>> BEGIN Source excerpt
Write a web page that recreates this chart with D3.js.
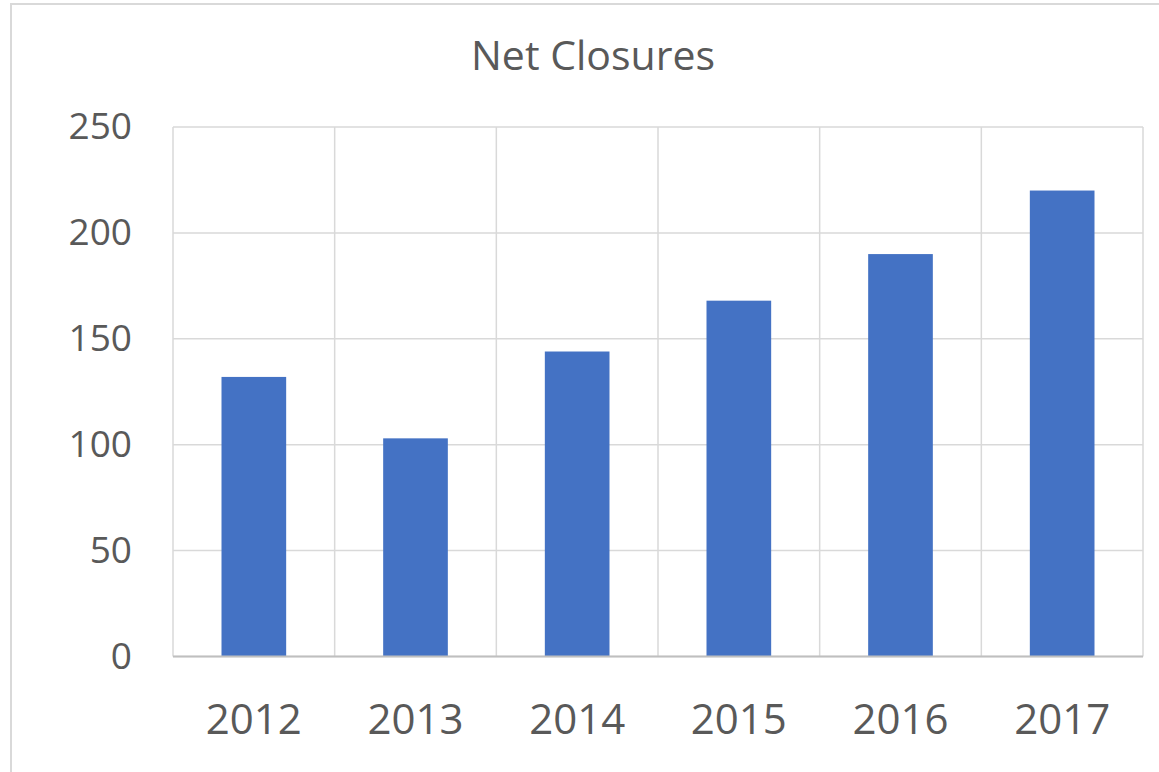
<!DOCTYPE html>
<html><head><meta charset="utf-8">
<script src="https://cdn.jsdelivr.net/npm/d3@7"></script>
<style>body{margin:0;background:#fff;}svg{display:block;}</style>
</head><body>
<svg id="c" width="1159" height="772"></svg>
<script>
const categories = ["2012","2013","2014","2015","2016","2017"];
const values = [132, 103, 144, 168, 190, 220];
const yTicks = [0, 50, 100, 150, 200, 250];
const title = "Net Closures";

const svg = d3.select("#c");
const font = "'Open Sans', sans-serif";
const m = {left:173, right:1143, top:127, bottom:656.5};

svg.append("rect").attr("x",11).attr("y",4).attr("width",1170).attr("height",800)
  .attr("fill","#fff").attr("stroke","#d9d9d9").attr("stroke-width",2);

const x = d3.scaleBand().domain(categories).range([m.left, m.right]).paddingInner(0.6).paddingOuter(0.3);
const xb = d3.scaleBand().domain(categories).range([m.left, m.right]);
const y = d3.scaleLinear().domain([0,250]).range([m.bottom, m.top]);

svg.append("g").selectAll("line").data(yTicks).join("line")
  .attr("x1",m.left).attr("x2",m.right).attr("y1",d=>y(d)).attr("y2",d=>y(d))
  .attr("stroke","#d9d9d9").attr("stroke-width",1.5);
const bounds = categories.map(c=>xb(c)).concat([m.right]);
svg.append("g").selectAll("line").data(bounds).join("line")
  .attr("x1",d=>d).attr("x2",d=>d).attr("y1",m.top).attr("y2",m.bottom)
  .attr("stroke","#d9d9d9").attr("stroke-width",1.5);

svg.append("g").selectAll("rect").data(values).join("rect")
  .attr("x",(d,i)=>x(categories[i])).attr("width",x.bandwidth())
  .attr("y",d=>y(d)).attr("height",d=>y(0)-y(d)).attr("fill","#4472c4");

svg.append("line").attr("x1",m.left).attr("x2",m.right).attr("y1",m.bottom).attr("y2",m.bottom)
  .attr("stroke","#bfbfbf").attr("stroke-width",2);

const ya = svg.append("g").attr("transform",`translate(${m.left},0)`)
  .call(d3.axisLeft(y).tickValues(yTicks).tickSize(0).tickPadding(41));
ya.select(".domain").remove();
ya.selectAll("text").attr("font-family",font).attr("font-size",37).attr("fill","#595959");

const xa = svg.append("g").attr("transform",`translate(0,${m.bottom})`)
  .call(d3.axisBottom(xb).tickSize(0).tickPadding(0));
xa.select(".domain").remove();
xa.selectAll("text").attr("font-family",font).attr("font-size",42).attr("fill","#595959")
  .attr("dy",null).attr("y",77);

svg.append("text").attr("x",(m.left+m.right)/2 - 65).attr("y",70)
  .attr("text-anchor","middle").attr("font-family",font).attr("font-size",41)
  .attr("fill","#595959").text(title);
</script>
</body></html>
>> END Source excerpt
Short problem = Copy every line of the data exactly as written, excluding the pictures.

Result of this task =
Write a web page that recreates this chart with D3.js.
<!DOCTYPE html>
<html><head><meta charset="utf-8">
<script src="https://cdn.jsdelivr.net/npm/d3@7"></script>
<style>body{margin:0;background:#fff;}svg{display:block;}</style>
</head><body>
<svg id="c" width="1159" height="772"></svg>
<script>
const categories = ["2012","2013","2014","2015","2016","2017"];
const values = [132, 103, 144, 168, 190, 220];
const yTicks = [0, 50, 100, 150, 200, 250];
const title = "Net Closures";

const svg = d3.select("#c");
const font = "'Open Sans', sans-serif";
const m = {left:173, right:1143, top:127, bottom:656.5};

svg.append("rect").attr("x",11).attr("y",4).attr("width",1170).attr("height",800)
  .attr("fill","#fff").attr("stroke","#d9d9d9").attr("stroke-width",2);

const x = d3.scaleBand().domain(categories).range([m.left, m.right]).paddingInner(0.6).paddingOuter(0.3);
const xb = d3.scaleBand().domain(categories).range([m.left, m.right]);
const y = d3.scaleLinear().domain([0,250]).range([m.bottom, m.top]);

svg.append("g").selectAll("line").data(yTicks).join("line")
  .attr("x1",m.left).attr("x2",m.right).attr("y1",d=>y(d)).attr("y2",d=>y(d))
  .attr("stroke","#d9d9d9").attr("stroke-width",1.5);
const bounds = categories.map(c=>xb(c)).concat([m.right]);
svg.append("g").selectAll("line").data(bounds).join("line")
  .attr("x1",d=>d).attr("x2",d=>d).attr("y1",m.top).attr("y2",m.bottom)
  .attr("stroke","#d9d9d9").attr("stroke-width",1.5);

svg.append("g").selectAll("rect").data(values).join("rect")
  .attr("x",(d,i)=>x(categories[i])).attr("width",x.bandwidth())
  .attr("y",d=>y(d)).attr("height",d=>y(0)-y(d)).attr("fill","#4472c4");

svg.append("line").attr("x1",m.left).attr("x2",m.right).attr("y1",m.bottom).attr("y2",m.bottom)
  .attr("stroke","#bfbfbf").attr("stroke-width",2);

const ya = svg.append("g").attr("transform",`translate(${m.left},0)`)
  .call(d3.axisLeft(y).tickValues(yTicks).tickSize(0).tickPadding(41));
ya.select(".domain").remove();
ya.selectAll("text").attr("font-family",font).attr("font-size",37).attr("fill","#595959");

const xa = svg.append("g").attr("transform",`translate(0,${m.bottom})`)
  .call(d3.axisBottom(xb).tickSize(0).tickPadding(0));
xa.select(".domain").remove();
xa.selectAll("text").attr("font-family",font).attr("font-size",42).attr("fill","#595959")
  .attr("dy",null).attr("y",77);

svg.append("text").attr("x",(m.left+m.right)/2 - 65).attr("y",70)
  .attr("text-anchor","middle").attr("font-family",font).attr("font-size",41)
  .attr("fill","#595959").text(title);
</script>
</body></html>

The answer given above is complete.